Senior year: 1, Blogging: 0 is how it's going so far. Everything is pretty much a giant vortex of time-sucking-ness from homework (how did I manage to pick ALL intense classes in the one semester I'm taking all 100 and 200 level courses meant for freshmen and sophomores??!!) to debate, to just about everything. But I miss blogging, and I miss baking and cooking. There's not a lot of that happening either. I'm pulling the cookbooks out again, because there's only so many rice chex a girl can eat.
So today I made these:
What are those? Well first of all, they're da bomb. But more specifically, they are banana blueberry muffins adapted from Smitten Kitchen, one of the prettiest food blogs on the block. My love affair with baking and blueberries is probably almost as great at SK's love affair with butter. But I digress.
...and done digressing.
Her Crackly Banana Bread intrigued me for a couple of reasons. Firstly, because I've never thought to put uncooked millet in anything (millet is, frankly, pretty gross-tasting) and secondly, because the bananas and maple syrup provided all but a teeny bit of the sweetness. I'm all for natural low-sugar stuff, so I dove in.
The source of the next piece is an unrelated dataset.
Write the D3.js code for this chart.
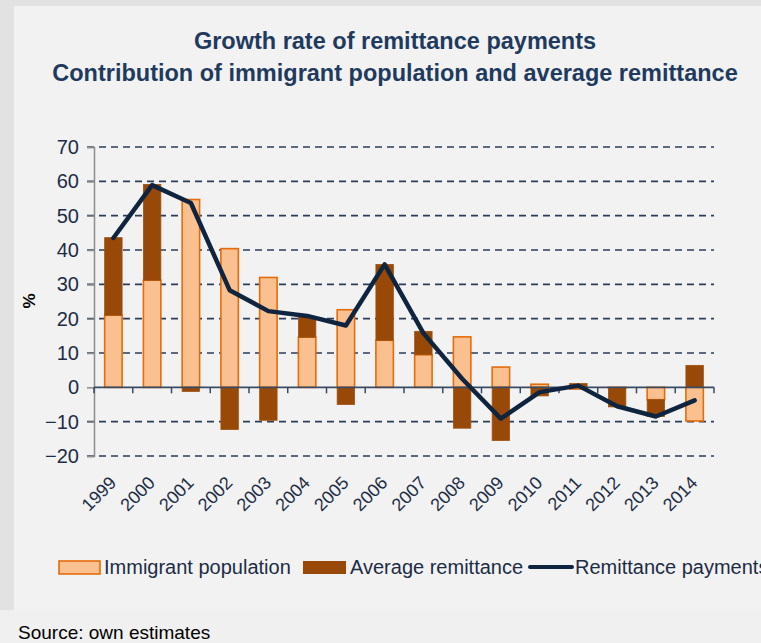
<!DOCTYPE html>
<html>
<head>
<meta charset="utf-8">
<script src="https://cdn.jsdelivr.net/npm/d3@7"></script>
<style>
    body { margin: 0; background: #f0f0f0; }
    svg { display: block; }
</style>
</head>
<body>
<div id="chart"></div>
<script>
const years = ['1999', '2000', '2001', '2002', '2003', '2004', '2005', '2006',
    '2007', '2008', '2009', '2010', '2011', '2012', '2013', '2014']
const immigrant = [21, 31.2, 54.7, 40.4, 32, 14.6, 22.6, 13.7, 9.5, 14.7, 5.9, 0.9, -0.5, -0.2, -3.6, -9.8]
const average = [22.6, 27.9, -1.2, -12.3, -9.6, 5.9, -5, 22.1, 6.8, -11.9, -15.5, -2.5, 1.1, -5.5, -4.9, 6.4]
const remittance = [43.5, 58.9, 53.7, 28.3, 22.2, 20.8, 18, 35.8, 15.8, 2.5, -9.1, -1.4, 0.5, -5.5, -8.5, -3.8]
const yTicks = [-20, -10, 0, 10, 20, 30, 40, 50, 60, 70]

const navy = "#1f3a5f"
const textColor = "#1c2c46"

const svg = d3.select("#chart")
    .append("svg")
    .attr("width", 761)
    .attr("height", 643)

// background panels
svg.append("rect").attr("x", 0).attr("y", 0).attr("width", 761).attr("height", 643).attr("fill", "#f0f0f0")
svg.append("rect").attr("x", 0).attr("y", 0).attr("width", 14).attr("height", 610).attr("fill", "#e2e2e2")
svg.append("rect").attr("x", 0).attr("y", 0).attr("width", 761).attr("height", 6).attr("fill", "#e2e2e2")
svg.append("rect").attr("x", 14).attr("y", 6).attr("width", 747).attr("height", 604).attr("fill", "#f2f2f2")

svg.append("text")
    .attr("x", 395).attr("y", 49)
    .attr("text-anchor", "middle")
    .style("font", "bold 23.5px 'Liberation Sans', Arial, sans-serif")
    .attr("fill", navy)
    .text("Growth rate of remittance payments")

svg.append("text")
    .attr("x", 395).attr("y", 81)
    .attr("text-anchor", "middle")
    .style("font", "bold 23.5px 'Liberation Sans', Arial, sans-serif")
    .attr("fill", navy)
    .text("Contribution of immigrant population and average remittance")

const x = d3.scaleBand()
    .domain(years)
    .range([94, 714])
    .paddingInner(0.55)
    .paddingOuter(0.275)

const y = d3.scaleLinear()
    .domain([-20, 70])
    .range([456, 147])

// gridlines (dashed)
svg.append("g")
    .selectAll("line")
    .data(yTicks.filter(function(d) { return d !== 0 }))
    .enter()
    .append("line")
    .attr("x1", 87).attr("x2", 714)
    .attr("y1", function(d) { return y(d) }).attr("y2", function(d) { return y(d) })
    .attr("stroke", "#2b3d58")
    .attr("stroke-width", 1.6)
    .attr("stroke-dasharray", "7,5")

// y axis
const yAxis = svg.append("g")
    .attr("transform", "translate(94,0)")
    .call(d3.axisLeft(y).tickValues(yTicks).tickSize(7).tickPadding(8))
yAxis.select(".domain").attr("stroke", "#8c8c8c").attr("stroke-width", 1.5)
yAxis.selectAll(".tick line").attr("stroke", "#8c8c8c").attr("stroke-width", 1.5)
yAxis.selectAll("text")
    .style("font", "20px 'Liberation Sans', Arial, sans-serif")
    .attr("fill", textColor)

svg.append("text")
    .attr("transform", "translate(35,301) rotate(-90)")
    .attr("text-anchor", "middle")
    .style("font", "bold 17px 'Liberation Sans', Arial, sans-serif")
    .attr("fill", "#000")
    .text("%")

// stacked bars
const rows = years.map(function(yr, i) {
    return { year: yr, immigrant: immigrant[i], average: average[i] }
})
const stack = d3.stack()
    .keys(["immigrant", "average"])
    .offset(d3.stackOffsetDiverging)
const series = stack(rows)

const fills = { immigrant: "#fac090", average: "#984807" }
const strokes = { immigrant: "#e46c0a", average: "#a0520f" }

svg.append("g")
    .selectAll("g")
    .data(series)
    .enter()
    .append("g")
    .attr("fill", function(s) { return fills[s.key] })
    .attr("stroke", function(s) { return strokes[s.key] })
    .attr("stroke-width", function(s) { return s.key === "immigrant" ? 1.6 : 0.8 })
    .selectAll("rect")
    .data(function(s) { return s })
    .enter()
    .append("rect")
    .attr("x", function(d) { return x(d.data.year) })
    .attr("width", x.bandwidth())
    .attr("y", function(d) { return y(Math.max(d[0], d[1])) })
    .attr("height", function(d) { return Math.abs(y(d[0]) - y(d[1])) })

// zero axis with category ticks
const zero = svg.append("g")
zero.append("line")
    .attr("x1", 94).attr("x2", 714)
    .attr("y1", y(0)).attr("y2", y(0))
    .attr("stroke", "#3a4a62").attr("stroke-width", 1.6)
zero.selectAll(".cat-tick")
    .data(years.concat(["end"]))
    .enter()
    .append("line")
    .attr("class", "cat-tick")
    .attr("x1", function(d, i) { return 94 + i * x.step() })
    .attr("x2", function(d, i) { return 94 + i * x.step() })
    .attr("y1", y(0)).attr("y2", y(0) + 6)
    .attr("stroke", "#3a4a62").attr("stroke-width", 1.5)

svg.append("g")
    .selectAll("text")
    .data(years)
    .enter()
    .append("text")
    .attr("transform", function(d) {
        return "translate(" + (x(d) + x.bandwidth() / 2 + 4) + ",484) rotate(-45)"
    })
    .attr("text-anchor", "end")
    .style("font", "18px 'Liberation Sans', Arial, sans-serif")
    .attr("fill", textColor)
    .text(function(d) { return d })

// total line
const line = d3.line()
    .x(function(d, i) { return x(years[i]) + x.bandwidth() / 2 })
    .y(function(d) { return y(d) })

svg.append("path")
    .datum(remittance)
    .attr("d", line)
    .attr("fill", "none")
    .attr("stroke", "#0f243e")
    .attr("stroke-width", 4.5)
    .attr("stroke-linejoin", "round")
    .attr("stroke-linecap", "round")

// legend
const legend = svg.append("g")
    .style("font", "20px 'Liberation Sans', Arial, sans-serif")

legend.append("rect")
    .attr("x", 59).attr("y", 561).attr("width", 41).attr("height", 13)
    .attr("fill", fills.immigrant).attr("stroke", strokes.immigrant).attr("stroke-width", 1.6)
legend.append("text")
    .attr("x", 104).attr("y", 574)
    .attr("fill", textColor)
    .text("Immigrant population")

legend.append("rect")
    .attr("x", 303).attr("y", 561).attr("width", 43).attr("height", 13)
    .attr("fill", fills.average)
legend.append("text")
    .attr("x", 350).attr("y", 574)
    .attr("fill", textColor)
    .text("Average remittance")

legend.append("line")
    .attr("x1", 530).attr("x2", 572).attr("y1", 567).attr("y2", 567)
    .attr("stroke", "#0f243e").attr("stroke-width", 4).attr("stroke-linecap", "round")
legend.append("text")
    .attr("x", 575).attr("y", 574)
    .attr("fill", textColor)
    .text("Remittance payments")

svg.append("text")
    .attr("x", 18).attr("y", 639)
    .style("font", "19px 'Liberation Sans', Arial, sans-serif")
    .attr("fill", "#000")
    .text("Source: own estimates")
</script>
</body>
</html>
I ended up not putting any whole millet in because I both didn't have any, and as adventurous as I am, it doesn't extend to raw millet. But I compromised a little, 'cause I'm a compromiser, and added some millet flour to the mix. There will be a little gluten-free flour breakdown below with some more info as to why I chose what I chose.
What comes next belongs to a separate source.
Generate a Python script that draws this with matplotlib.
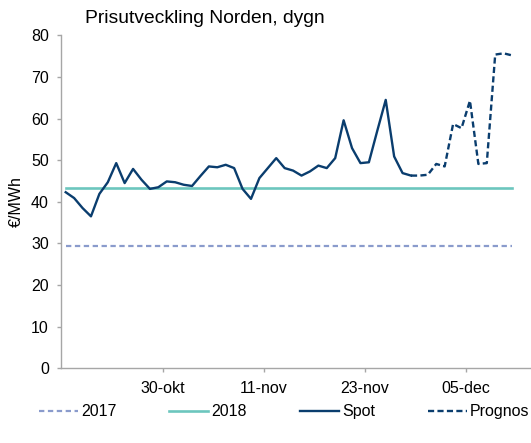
import numpy as np
import matplotlib
matplotlib.use("Agg")
import matplotlib.pyplot as plt

plt.rcParams['font.family'] = ['Liberation Sans', 'DejaVu Sans']

# dagliga värden, €/MWh
spot = [42.3, 40.9, 38.5, 36.5, 41.9, 44.7, 49.3, 44.5, 47.9, 45.3,
        43.1, 43.5, 44.9, 44.7, 44.1, 43.8, 46.2, 48.5, 48.3, 48.9,
        48.1, 43.1, 40.7, 45.7, 48.1, 50.5, 48.1, 47.5, 46.3, 47.3,
        48.7, 48.1, 50.5, 59.6, 52.9, 49.3, 49.5, 57.1, 64.5, 50.9,
        46.9, 46.3]
prognos = [46.3, 46.3, 46.5, 49.1, 48.5, 58.7, 57.7, 64.3, 49.1, 49.3,
           75.4, 75.7, 75.2]
snitt_2017 = 29.4
snitt_2018 = 43.2
tick_labels = ['30-okt', '11-nov', '23-nov', '05-dec']

n = len(spot) + len(prognos) - 1
x_all = np.arange(n)
x_spot = np.arange(len(spot))
x_prog = np.arange(len(spot) - 1, n)

navy = '#0a3d6e'
teal = '#6cc6be'
lav = '#8a9bcc'
fs = 11.5

fig = plt.figure(figsize=(5.31, 4.43), dpi=100)
ax = fig.add_axes([0.1158, 0.169, 0.8842, 0.751])

ax.plot(x_all, [snitt_2017] * n, color=lav, lw=1.6, dashes=(2.4, 1.6), label='2017')
ax.plot(x_all, [snitt_2018] * n, color=teal, lw=1.9, label='2018')
ax.plot(x_spot, spot, color=navy, lw=1.7, label='Spot')
ax.plot(x_prog, prognos, color=navy, lw=1.7, dashes=(2.6, 1.4), label='Prognos')

ax.set_xlim(-0.5, 55.25)
ax.set_ylim(0, 80)
ax.set_yticks(range(0, 81, 10))
ax.set_xticks([11.5, 23.5, 35.5, 47.5])
ax.set_xticklabels(tick_labels)

for s in ['top', 'right']:
    ax.spines[s].set_visible(False)
for s in ['left', 'bottom']:
    ax.spines[s].set_color('#a6a6a6')
    ax.spines[s].set_linewidth(1.0)
ax.tick_params(axis='both', colors='#a6a6a6', labelcolor='black', labelsize=fs,
               direction='out', length=3, width=1)
ax.tick_params(axis='y', pad=6)
ax.tick_params(axis='x', pad=6)

ax.set_ylabel('€/MWh', fontsize=fs, labelpad=5)
fig.text(0.16, 0.958, 'Prisutveckling Norden, dygn', fontsize=13.9, va='center', ha='left')

fig.legend(loc='center left', bbox_to_anchor=(0.061, 0.07), ncol=4, frameon=False,
           fontsize=fs, handlelength=2.45, handletextpad=0.2, columnspacing=3.3,
           borderaxespad=0)

fig.savefig('out.png', dpi=100)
But first, the recipe for banana muffin goodness with some notes. Thanks Smitten Kitchen (I <3 youuuuu!)
Makes 16 muffins or 1 regular-sized loaf:
3 large ripe-to-over-ripe bananas
1 large egg
1/3 cup (80 ml) liquid coconut oil (I do not like the smell or taste of coconuts, eeeew, but I keep coconut oil around because it DOES make a great baking oil. And makeup remover. And moisturizer.)
1/3 cup (65 grams) light brown sugar (I used white because I rarely use sugar and white is all I had on hand)
1/4 to 1/3 cup (60 to 80 ml) maple syrup (I used 1/3 cup, because maple syrup is amazing)
1 teaspoon (5 ml) vanilla extract (didn't have it, so I didn't use it)
1 teaspoon (5 grams) baking soda
1/4 teaspoon table salt
1 teaspoon ground cinnamon (I just used a generous sprinkle of pumpkin pie spice)
1/4 teaspoon freshly grated nutmeg (see above)
Pinch of ground cloves (see above above)
1-2/3 cups flour mixture (I used 1/2 cup tapioca starch, 1/4 cup millet flour, 1/4 cup teff flour, and 1/2 cup brown rice flour + 2 tbs)
Mix ins: I used frozen blueberries
Preheat your oven to 350 degrees. I used muffin tins lined with paper, but SK says to butter your pan if making a loaf. Mash the bananas with a fork or something else if you don't bake in a crummy college kitchen. I like to mix mine with the sugar and/or melted oil first to help the mashing process go more smoothly. Haha. I'm punny! Whisk in egg, then oil, brown sugar, syrup (unless they're already in there). Mix your flours together and add the soda, salt, and spice(s). Pour the flour/spice mixture in and stir until combined. Add your blueberries.
Pour mixture into prepared pan and bake until a tester comes out clean, about 40 to 50 minutes (more like 20-25 for muffins). Cool loaf in pan on rack.
If you haven't already run off to bake some of your own at this point (I totally don't blame you) you should stick around and learn a little more about gluten free flour. I'm not an expert, but I've done a ton of reading, and since baking is a science anyway, understanding the rules is more than half the battle.
-About 1/3-ish of a gluten free flour blend should be starch like tapioca or potato starch. These help bind a mixture together in the absence of xanthan gum. I know I'll get over it someday, but right now xanthan gum squicks me out.
-Millet flour: this gives baked goods like cakes and quick breads a crumbly texture. It is gross, gross, gross unbaked or underbaked and should never be used in too high a proportion.
-Teff flour: this is a nutty, super high protein, very versatile flour. It gives baked goods a whole-wheat look because it's greyish brown.
-Brown Rice flour -my favorite, and a favorite in the GF baking community. It has a pretty much nonexistent taste and is relatively inexpensive. It forms the basis of most GF baking mixes.